**Given instruction**
Write out the listing, please, but only from its first line through the line containing "Sans Narrow', 'Liberation", exactly as given and without pictures.

**Material**

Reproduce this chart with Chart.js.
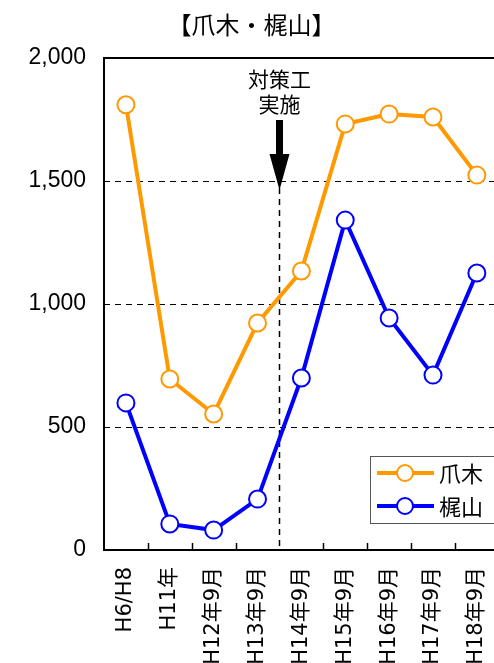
<!DOCTYPE html>
<html>
<head>
<meta charset="utf-8">
<script src="https://cdn.jsdelivr.net/npm/chart.js@4.4.1/dist/chart.umd.min.js"></script>
<style>
html, body { margin: 0; padding: 0; background: #fff; overflow: hidden; }
#wrap { width: 494px; height: 663px; overflow: hidden; }
</style>
</head>
<body>
<div id="wrap"><canvas id="myChart" width="520" height="663"></canvas></div>
<script>
// survey periods and counts for the two sites
const categories = ['H6/H8', 'H11年', 'H12年9月', 'H13年9月', 'H14年9月', 'H15年9月', 'H16年9月', 'H17年9月', 'H18年9月'];
const tsumekiValues = [1810, 695, 553, 923, 1134, 1732, 1772, 1760, 1524];
const kajiyamaValues = [598, 106, 81, 207, 699, 1341, 943, 711, 1126];
const seriesNames = ['爪木', '梶山'];
const seriesColors = ['#ff9900', '#0000ff'];
const yTicks = [0, 500, 1000, 1500, 2000];
const chartTitle = '【爪木・梶山】';
const noteLines = ['対策工', '実施'];
const noteAfter = 3; // countermeasure done between H13 and H14

const jpFont = "'Noto Sans CJK JP', 'Liberation Sans', sans-serif";
const labelFont = "'DejaVu Sans', 'Noto Sans CJK JP', sans-serif";
const numFont = "'Liberation Sans Narrow', 'Liberation Sans', sans-serif";

const decorations = {
    id: 'decorations',
    beforeDatasetsDraw(chart) {
        const { ctx, chartArea: a, scales: { x } } = chart;
        ctx.save();
        ctx.strokeStyle = '#000';

        // small tick marks between categories, pointing into the plot
        ctx.lineWidth = 1.5;
        for (let i = 0; i < categories.length - 1; i++) {
            if (i === noteAfter) continue;
            const px = Math.round((x.getPixelForValue(i) + x.getPixelForValue(i + 1)) / 2) + 0.5;
            ctx.beginPath();
            ctx.moveTo(px, a.bottom);
            ctx.lineTo(px, a.bottom - 7);
            ctx.stroke();
        }

        // countermeasure marker: dashed line, arrow and label
        const nx = Math.round((x.getPixelForValue(noteAfter) + x.getPixelForValue(noteAfter + 1)) / 2) + 0.5;
        ctx.setLineDash([6, 5]);
        ctx.lineWidth = 1.5;
        ctx.beginPath();
        ctx.moveTo(nx, a.top + 130);
        ctx.lineTo(nx, a.bottom);
        ctx.stroke();
        ctx.setLineDash([]);

        ctx.fillStyle = '#000';
        ctx.fillRect(nx - 3.5, a.top + 62, 7, 36);
        ctx.beginPath();
        ctx.moveTo(nx - 10, a.top + 96);
        ctx.lineTo(nx + 10, a.top + 96);
        ctx.lineTo(nx, a.top + 132);
        ctx.closePath();
        ctx.fill();

        ctx.font = '21px ' + jpFont;
        ctx.textAlign = 'center';
        ctx.textBaseline = 'middle';
        ctx.fillText(noteLines[0], nx, a.top + 21);
        ctx.fillText(noteLines[1], nx, a.top + 46);

        // plot frame
        ctx.lineWidth = 2;
        ctx.strokeRect(a.left, a.top, a.right - a.left, a.bottom - a.top);
        ctx.restore();
    },
    afterDraw(chart) {
        const { ctx, chartArea: a } = chart;
        const bx = a.left + 266, by = a.bottom - 94;
        ctx.save();
        ctx.fillStyle = '#fff';
        ctx.strokeStyle = '#555';
        ctx.lineWidth = 1;
        ctx.fillRect(bx, by, 160, 67);
        ctx.strokeRect(bx + 0.5, by + 0.5, 160, 67);

        chart.data.datasets.forEach((ds, i) => {
            const ly = by + 17 + i * 33;
            ctx.strokeStyle = ds.borderColor;
            ctx.lineWidth = 4;
            ctx.beginPath();
            ctx.moveTo(bx + 7, ly);
            ctx.lineTo(bx + 64, ly);
            ctx.stroke();
            ctx.fillStyle = '#fff';
            ctx.lineWidth = 2;
            ctx.beginPath();
            ctx.arc(bx + 35, ly, 8, 0, Math.PI * 2);
            ctx.fill();
            ctx.stroke();
            ctx.fillStyle = '#000';
            ctx.font = '22px ' + jpFont;
            ctx.textAlign = 'left';
            ctx.textBaseline = 'middle';
            ctx.fillText(ds.label, bx + 69, ly + 1);
        });
        ctx.restore();
    }
};

function lineSet(label, values, color) {
    return {
        label: label,
        data: values,
        borderColor: color,
        backgroundColor: '#fff',
        borderWidth: 4,
        pointRadius: 8.5,
        pointBorderWidth: 2,
        pointBackgroundColor: '#fff',
        pointBorderColor: color,
        tension: 0,
        clip: false
    };
}

const chartCanvasElement = document.getElementById('myChart');
new Chart(chartCanvasElement, {
    type: 'line',
    data: {
        labels: categories,
        datasets: [
            lineSet(seriesNames[0], tsumekiValues, seriesColors[0]),
            lineSet(seriesNames[1], kajiyamaValues, seriesColors[1])
        ]
    },
    options: {
        responsive: false,
        animation: false,
        layout: { padding: { left: 0, right: 17, top: 0, bottom: 0 } },
        plugins: {
            legend: { display: false },
            tooltip: { enabled: false },
            title: {
                display: true,
                text: chartTitle,
                color: '#000',
                font: { family: jpFont, size: 24, weight: 'normal' },
                padding: { top: 10, bottom: 19.2 }
            }
        },
        scales: {
            x: {
                type: 'category',
                offset: true,
                grid: { display: false, drawTicks: false },
                border: { display: false },
                ticks: {
                    autoSkip: false,
                    minRotation: 90,
                    maxRotation: 90,
                    padding: 17,
                    color: '#000',
                    font: { family: labelFont, size: 21 }
                },
                afterFit: (scale) => { scale.height = 113; }
            },
            y: {
                min: 0,
                max: 2000,
                afterBuildTicks: (scale) => { scale.ticks = yTicks.map(v => ({ value: v })); },
                grid: {
                    drawTicks: false,
                    color: (c) => (c.tick && c.tick.value > 0 && c.tick.value < 2000) ? '#000' : 'rgba(0,0,0,0)',
                    lineWidth: 1
                },
                border: { display: false, dash: [6, 5] },
                ticks: {
                    padding: 18,
                    color: '#000',
                    font: { family: numFont, size: 23 },
                    callback: (v) => v.toLocaleString('en-US')
                },
                afterFit: (scale) => { scale.width = 104; }
            }
        }
    },
    plugins: [decorations]
});
</script>
</body>
</html>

**Solution to this task**
Reproduce this chart with Chart.js.
<!DOCTYPE html>
<html>
<head>
<meta charset="utf-8">
<script src="https://cdn.jsdelivr.net/npm/chart.js@4.4.1/dist/chart.umd.min.js"></script>
<style>
html, body { margin: 0; padding: 0; background: #fff; overflow: hidden; }
#wrap { width: 494px; height: 663px; overflow: hidden; }
</style>
</head>
<body>
<div id="wrap"><canvas id="myChart" width="520" height="663"></canvas></div>
<script>
// survey periods and counts for the two sites
const categories = ['H6/H8', 'H11年', 'H12年9月', 'H13年9月', 'H14年9月', 'H15年9月', 'H16年9月', 'H17年9月', 'H18年9月'];
const tsumekiValues = [1810, 695, 553, 923, 1134, 1732, 1772, 1760, 1524];
const kajiyamaValues = [598, 106, 81, 207, 699, 1341, 943, 711, 1126];
const seriesNames = ['爪木', '梶山'];
const seriesColors = ['#ff9900', '#0000ff'];
const yTicks = [0, 500, 1000, 1500, 2000];
const chartTitle = '【爪木・梶山】';
const noteLines = ['対策工', '実施'];
const noteAfter = 3; // countermeasure done between H13 and H14

const jpFont = "'Noto Sans CJK JP', 'Liberation Sans', sans-serif";
const labelFont = "'DejaVu Sans', 'Noto Sans CJK JP', sans-serif";
const numFont = "'Liberation Sans Narrow', 'Liberation Sans', sans-serif";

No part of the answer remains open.